Interleukin-1 Receptor Blockade Is Associated With Reduced Mortality in Sepsis Patients With Features of Macrophage Activation Syndrome: Reanalysis of a Prior Phase III Trial

Bita Shakoory, Joseph A Carcillo, W Winn Chatham, Richard L Amdur, Huaqing Zhao, Charles A Dinarello, Randall Q Cron, Steven M Opal, Bita Shakoory, Joseph A Carcillo, W Winn Chatham, Richard L Amdur, Huaqing Zhao, Charles A Dinarello, Randall Q Cron, Steven M Opal

Abstract

Objective: To determine the efficacy of anakinra (recombinant interleukin-1 receptor antagonist) in improving 28-day survival in sepsis patients with features of macrophage activation syndrome. Despite equivocal results in sepsis trials, anakinra is effective in treating macrophage activation syndrome, a similar entity with fever, disseminated intravascular coagulation, hepatobiliary dysfunction, cytopenias, and hyperferritinemia. Hence, sepsis patients with macrophage activation syndrome features may benefit from interleukin-1 receptor blockade.

Design: Reanalysis of deidentified data from the phase III randomized interleukin-1 receptor antagonist trial in severe sepsis.

Setting: Multicenter study recruiting through 91 centers from 11 countries in Europe and North America.

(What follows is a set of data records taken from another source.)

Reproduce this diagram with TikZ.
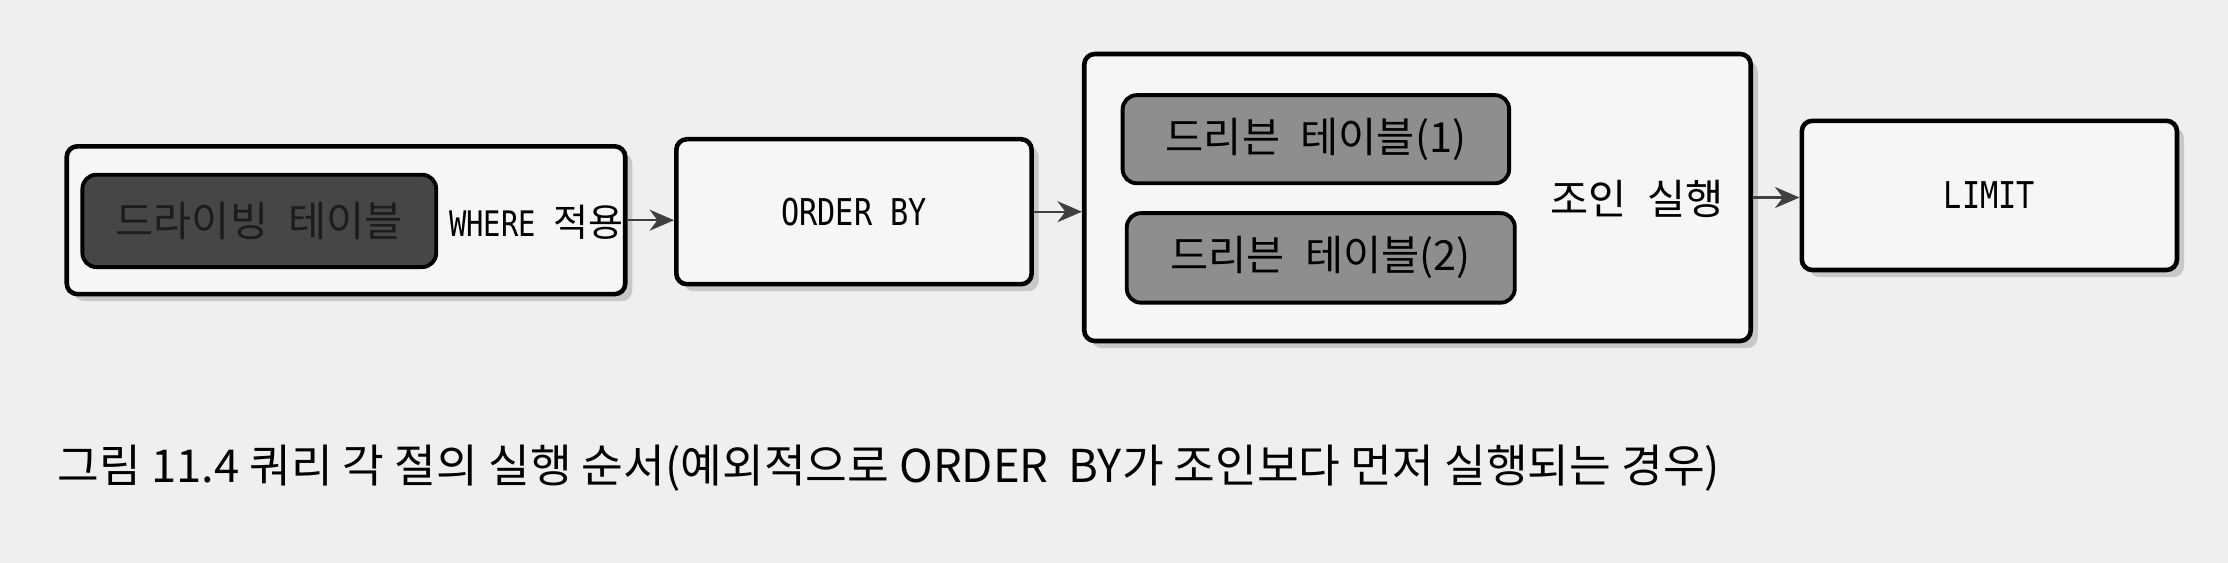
\documentclass[tikz,border=0pt]{standalone}
\usepackage{fontspec}
\setmainfont{Noto Sans CJK KR}
\setmonofont[FakeStretch=0.82]{DejaVu Sans Mono}
\newfontfamily\cjk[WordSpace=2.2]{Noto Sans CJK KR}
\usetikzlibrary{arrows.meta,shadows}
\definecolor{pagebg}{HTML}{EFEFEF}
\definecolor{boxfill}{HTML}{F6F6F6}
\definecolor{drivingfill}{HTML}{464646}
\definecolor{drivingtext}{HTML}{1C1C1C}
\definecolor{drivenfill}{HTML}{8E8E8E}
\tikzset{
  stagebox/.style={draw=black, line width=1.3pt, rounded corners=3pt, fill=boxfill,
    drop shadow={opacity=0.35, shadow xshift=2pt, shadow yshift=-2pt}},
  tablebox/.style={draw=black, line width=1.1pt, rounded corners=4pt},
  flow/.style={-{Stealth[length=7pt,width=6pt]}, line width=0.6pt, black!75},
  hangul/.style={font=\fontsize{11.8}{13}\selectfont\cjk}
}
\begin{document}
\begin{tikzpicture}[every node/.style={font=\fontsize{10.5}{12}\selectfont}]
  \fill[pagebg] (0,0) rectangle (22.28,5.627);
  \useasboundingbox (0,0) rectangle (22.28,5.627);
  % stage 1: driving table + WHERE
  \node[stagebox, minimum width=5.585cm, minimum height=1.478cm] (where) at (3.46,3.425) {};
  \node[tablebox, hangul, fill=drivingfill, text=drivingtext, minimum width=3.538cm, minimum height=0.924cm] (driving) at (2.593,3.418) {드라이빙 테이블};
  \node[inner sep=0pt] (wherelbl) at (5.36,3.40) {\fontsize{10}{12}\selectfont\ttfamily WHERE {\fontsize{10.8}{12}\selectfont\cjk 적용}};
  % stage 2: ORDER BY
  \node[stagebox, minimum width=3.553cm, minimum height=1.45cm] (orderby) at (8.54,3.51) {\ttfamily ORDER BY};
  % stage 3: join
  \node[stagebox, minimum width=6.665cm, minimum height=2.87cm] (join) at (14.175,3.652) {};
  \node[tablebox, hangul, fill=drivenfill, minimum width=3.865cm, minimum height=0.881cm] (driven1) at (13.159,4.235) {드리븐 테이블(1)};
  \node[tablebox, hangul, fill=drivenfill, minimum width=3.88cm, minimum height=0.895cm] (driven2) at (13.208,3.048) {드리븐 테이블(2)};
  \node[hangul] (joinlbl) at (16.37,3.638) {조인 실행};
  % stage 4: LIMIT
  \node[stagebox, minimum width=3.752cm, minimum height=1.492cm] (limit) at (19.894,3.673) {\ttfamily LIMIT};
  % connectors
  \draw[flow] (where.east) -- (where.east -| orderby.west);
  \draw[flow] (orderby.east) -- (orderby.east -| join.west);
  \draw[flow] (join.east) -- (join.east -| limit.west);
  % caption
  \node[anchor=base west, inner sep=0pt, font=\fontsize{12.9}{14}\selectfont] (caption) at (0.568,0.80)
    {그림 11.4 쿼리 각 절의 실행 순서(예외적으로 ORDER\ \ BY가 조인보다 먼저 실행되는 경우)};
\end{tikzpicture}
\end{document}
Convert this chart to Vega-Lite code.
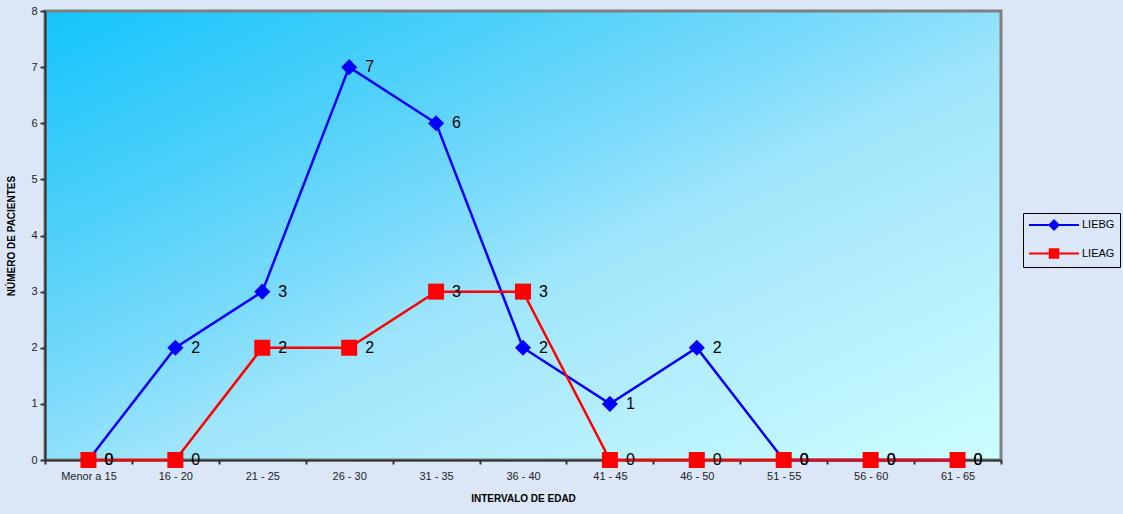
{
  "$schema": "https://vega.github.io/schema/vega-lite/v6.json",
  "width": 956,
  "height": 449,
  "autosize": {"type": "none"},
  "padding": {"left": 45, "top": 11, "right": 122, "bottom": 54},
  "background": "#dbe7f7",
  "config": {
    "font": "Liberation Sans",
    "view": {
      "fill": {"gradient": "linear", "x1": 0, "y1": 0, "x2": 1, "y2": 1, "stops": [
        {"offset": 0, "color": "#14c4fc"},
        {"offset": 0.27, "color": "#52d1f9"},
        {"offset": 0.45, "color": "#80dcfb"},
        {"offset": 0.55, "color": "#9ee5fb"},
        {"offset": 0.72, "color": "#b2edfc"},
        {"offset": 1, "color": "#ccffff"}
      ]},
      "stroke": "#808080",
      "strokeWidth": 3
    }
  },
  "data": {"values": [
    {"intervalo": "Menor a 15", "serie": "LIEBG", "n": 0},
    {"intervalo": "16 - 20", "serie": "LIEBG", "n": 2},
    {"intervalo": "21 - 25", "serie": "LIEBG", "n": 3},
    {"intervalo": "26 - 30", "serie": "LIEBG", "n": 7},
    {"intervalo": "31 - 35", "serie": "LIEBG", "n": 6},
    {"intervalo": "36 - 40", "serie": "LIEBG", "n": 2},
    {"intervalo": "41 - 45", "serie": "LIEBG", "n": 1},
    {"intervalo": "46 - 50", "serie": "LIEBG", "n": 2},
    {"intervalo": "51 - 55", "serie": "LIEBG", "n": 0},
    {"intervalo": "56 - 60", "serie": "LIEBG", "n": 0},
    {"intervalo": "61 - 65", "serie": "LIEBG", "n": 0},
    {"intervalo": "Menor a 15", "serie": "LIEAG", "n": 0},
    {"intervalo": "16 - 20", "serie": "LIEAG", "n": 0},
    {"intervalo": "21 - 25", "serie": "LIEAG", "n": 2},
    {"intervalo": "26 - 30", "serie": "LIEAG", "n": 2},
    {"intervalo": "31 - 35", "serie": "LIEAG", "n": 3},
    {"intervalo": "36 - 40", "serie": "LIEAG", "n": 3},
    {"intervalo": "41 - 45", "serie": "LIEAG", "n": 0},
    {"intervalo": "46 - 50", "serie": "LIEAG", "n": 0},
    {"intervalo": "51 - 55", "serie": "LIEAG", "n": 0},
    {"intervalo": "56 - 60", "serie": "LIEAG", "n": 0},
    {"intervalo": "61 - 65", "serie": "LIEAG", "n": 0}
  ]},
  "encoding": {
    "x": {
      "field": "intervalo", "type": "nominal", "sort": null,
      "scale": {"paddingInner": 0, "paddingOuter": 0},
      "axis": {
        "title": "INTERVALO DE EDAD", "titleFontSize": 10, "titleFontWeight": "bold", "titleColor": "#000", "titlePadding": 12,
        "labelAngle": 0, "labelFontSize": 11, "labelColor": "#222", "labelPadding": 6,
        "domainColor": "#333", "domainWidth": 2, "tickColor": "#333", "tickWidth": 2, "tickSize": 4, "tickBand": "extent"
      }
    },
    "y": {
      "field": "n", "type": "quantitative",
      "scale": {"domain": [0, 8], "nice": false},
      "axis": {
        "title": "NÚMERO DE PACIENTES", "titleFontSize": 10, "titleFontWeight": "bold", "titleColor": "#000", "titlePadding": 14,
        "values": [0, 1, 2, 3, 4, 5, 6, 7, 8], "grid": false,
        "labelFontSize": 11, "labelColor": "#222", "labelPadding": 3,
        "domainColor": "#333", "domainWidth": 2, "tickColor": "#333", "tickWidth": 2, "tickSize": 5
      }
    }
  },
  "layer": [
    {
      "mark": {"type": "line", "strokeWidth": 2.5},
      "encoding": {
        "stroke": {
          "field": "serie", "type": "nominal",
          "scale": {"domain": ["LIEBG", "LIEAG"], "range": ["#0000ff", "#ff0000"]},
          "legend": {
            "title": null, "orient": "none", "legendX": 978, "legendY": 202,
            "strokeColor": "#000", "padding": 5, "labelFontSize": 11, "labelColor": "#000",
            "symbolSize": 144, "symbolStrokeWidth": 2, "labelOffset": 40, "rowPadding": 10.5,
            "encode": {
              "symbols": {
                "update": {
                  "shape": {"signal": "datum.value === 'LIEBG' ? 'M-1,0H7.33M3.17,-0.75L3.92,0L3.17,0.75L2.42,0Z' : 'M-1,0H7.33M2.47,-0.7H3.87V0.7H2.47Z'"},
                  "fill": {"signal": "datum.value === 'LIEBG' ? '#0000ff' : '#ff0000'"},
                  "stroke": {"signal": "datum.value === 'LIEBG' ? '#0000ff' : '#ff0000'"},
                  "strokeWidth": {"value": 2}
                }
              }
            }
          }
        },
        "order": {"field": "serie"}
      }
    },
    {
      "mark": {"type": "point", "filled": true, "opacity": 1},
      "encoding": {
        "fill": {"condition": {"test": "datum.serie === 'LIEBG'", "value": "#0000ff"}, "value": "#ff0000"},
        "shape": {"condition": {"test": "datum.serie === 'LIEBG'", "value": "diamond"}, "value": "square"},
        "size": {"condition": {"test": "datum.serie === 'LIEBG'", "value": 260}, "value": 256}
      }
    },
    {
      "mark": {"type": "text", "align": "left", "baseline": "middle", "dx": 16, "fontSize": 16, "color": "#000"},
      "encoding": {
        "text": {"field": "n", "type": "quantitative"}
      }
    }
  ]
}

Patients: Sepsis patients with multiorgan dysfunction syndrome and/or shock (original study) were regrouped based on the presence or the absence of concurrent hepatobiliary dysfunction and disseminated intravascular coagulation as features of macrophage activation syndrome. The non-hepatobiliary dysfunction/disseminated intravascular coagulation group included patients with only hepatobiliary dysfunction, only disseminated intravascular coagulation, or neither.

Intervention: Treatment with anakinra or placebo.

Measurements and main results: Main outcome was 28-day mortality. Descriptive and comparative statistics were performed. Data were available for 763 adults from the original study cohort, randomized to receive either anakinra or placebo. Concurrent hepatobiliary dysfunction/disseminated intravascular coagulation was noted in 43 patients (5.6% of total; 18-75 years old; 47% women). The 28-day survival was similar in both anakinra and placebo-treated non-hepatobiliary dysfunction/disseminated intravascular coagulation patients (71.4% vs 70.8%; p = 0.88). Treatment with anakinra was associated with significant improvement in the 28-day survival rate in hepatobiliary dysfunction/disseminated intravascular coagulation patients (65.4% anakinra vs 35.3% placebo), with hazard ratio for death 0.28 (0.11-0.71; p = 0.0071) for the treatment group in Cox regression.

Conclusions: In this subgroup analysis, interleukin-1 receptor blockade was associated with significant improvement in survival of patients with sepsis and concurrent hepatobiliary dysfunction/disseminated intravascular coagulation. A prospective randomized trial using features of macrophage activation syndrome for mortality risk stratification should be undertaken to confirm the role of interleukin-1 blockage.

Figures

Figure 1
Figure 1
Treatment with IL-1Ra significantly improves 28-day survival in HBD/DIC sepsis, but does not change the outcome in non-HBD/DIC sepsis. HBD: hepatobiliary dysfunction DIC: disseminated intravascular coagulation rIL-1Ra: anakinra (abbreviation for recombinant interleukin-1 receptor antagonist) HBD/DIC group: patients with severe sepsis who demonstrate BOTH HBD and DIC features Non-HBD/DIC group: patients with either HBD alone (no DIC), DIC alone (no HBD, or neither. Statistically significant pP value is set at 0.05.